When designing the idk-lamp, the core question is:
How do we determine where to stop the decision?
This page offers a perspective for that inquiry.

01. Boundary

A boundary is not a line
dividing "can" from "cannot".

It is the position that separates
who accepts the responsibility for the result.

AI can execute many judgments.
However, it cannot become the subject
that bears the responsibility.

As judgment proceeds,
responsibility moves somewhere.
The boundary handled by the idk-lamp is
the point where the destination of responsibility shifts.

02. Decision Hold

Holding judgment is not
abandoning it.

It is
explicitly stating the state of not being able to accept responsibility yet.

The judgment remains undetermined.
The process has not failed.
Nor does it proceed automatically.

Decision Hold is not
an action of "stopping",
but a design of a state.
When this state is established,
the idk-lamp lights up.

03. Gate

The gate is not
a device to stop judgment.
Nor is it a checklist
to evaluate if passing conditions are met.

The gate verifies only one thing:
How far is it safe for this judgment to proceed?

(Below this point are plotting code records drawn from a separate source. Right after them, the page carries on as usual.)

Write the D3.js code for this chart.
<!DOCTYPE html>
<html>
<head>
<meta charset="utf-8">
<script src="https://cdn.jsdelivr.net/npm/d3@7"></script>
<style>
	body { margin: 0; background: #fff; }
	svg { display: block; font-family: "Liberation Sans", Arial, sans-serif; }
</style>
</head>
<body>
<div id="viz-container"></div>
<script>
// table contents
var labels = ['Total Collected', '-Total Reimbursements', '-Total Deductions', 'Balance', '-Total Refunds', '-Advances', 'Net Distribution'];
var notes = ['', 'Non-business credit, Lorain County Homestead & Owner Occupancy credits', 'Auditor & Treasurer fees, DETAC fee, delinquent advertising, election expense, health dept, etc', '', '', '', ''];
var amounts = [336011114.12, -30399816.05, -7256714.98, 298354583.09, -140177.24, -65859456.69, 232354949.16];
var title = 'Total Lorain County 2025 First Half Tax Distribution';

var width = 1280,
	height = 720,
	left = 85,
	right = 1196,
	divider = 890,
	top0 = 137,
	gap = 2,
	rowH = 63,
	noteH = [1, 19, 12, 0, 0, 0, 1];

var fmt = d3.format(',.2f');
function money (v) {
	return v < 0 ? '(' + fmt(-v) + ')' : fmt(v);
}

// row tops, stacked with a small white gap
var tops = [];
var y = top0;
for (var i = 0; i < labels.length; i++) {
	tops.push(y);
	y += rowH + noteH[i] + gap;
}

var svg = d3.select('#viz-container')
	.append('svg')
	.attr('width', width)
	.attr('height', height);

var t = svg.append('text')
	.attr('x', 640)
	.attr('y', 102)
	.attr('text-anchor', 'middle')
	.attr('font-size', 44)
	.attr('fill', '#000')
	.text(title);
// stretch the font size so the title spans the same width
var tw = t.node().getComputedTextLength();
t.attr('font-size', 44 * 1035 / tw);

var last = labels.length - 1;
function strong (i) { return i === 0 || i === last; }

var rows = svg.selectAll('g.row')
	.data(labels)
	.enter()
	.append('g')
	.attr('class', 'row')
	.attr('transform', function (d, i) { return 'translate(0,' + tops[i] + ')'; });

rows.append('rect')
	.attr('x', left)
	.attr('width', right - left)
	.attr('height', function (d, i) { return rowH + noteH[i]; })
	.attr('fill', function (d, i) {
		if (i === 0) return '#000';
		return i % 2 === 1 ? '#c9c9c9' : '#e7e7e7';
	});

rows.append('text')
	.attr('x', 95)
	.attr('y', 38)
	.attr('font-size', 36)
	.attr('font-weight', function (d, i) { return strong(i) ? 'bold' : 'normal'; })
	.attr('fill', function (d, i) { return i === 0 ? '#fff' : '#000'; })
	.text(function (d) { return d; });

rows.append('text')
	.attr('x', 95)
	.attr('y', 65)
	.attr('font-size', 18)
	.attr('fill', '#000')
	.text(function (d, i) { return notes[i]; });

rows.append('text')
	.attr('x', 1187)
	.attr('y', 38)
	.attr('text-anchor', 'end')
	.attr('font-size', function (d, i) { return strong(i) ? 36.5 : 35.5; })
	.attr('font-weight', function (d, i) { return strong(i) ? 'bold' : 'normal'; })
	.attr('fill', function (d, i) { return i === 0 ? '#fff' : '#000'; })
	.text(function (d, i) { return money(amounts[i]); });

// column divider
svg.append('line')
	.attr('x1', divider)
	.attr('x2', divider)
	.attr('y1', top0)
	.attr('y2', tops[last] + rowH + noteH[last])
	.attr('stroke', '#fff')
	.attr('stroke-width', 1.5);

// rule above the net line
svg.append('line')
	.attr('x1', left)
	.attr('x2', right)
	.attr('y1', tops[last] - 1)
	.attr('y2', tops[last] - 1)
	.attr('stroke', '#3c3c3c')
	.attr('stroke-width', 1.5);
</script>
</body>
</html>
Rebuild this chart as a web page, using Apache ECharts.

Passing through does not mean
automatic execution.
The failure to pass is, in itself,
critical information.

The gate does not
evaluate the correctness of the judgment.
It is placed as a mechanism
to ensure the judgment is entrusted to the right entity.

The idk-lamp is not
a design for stopping decisions.
It is a design for
returning decisions to the place where they can be properly undertaken.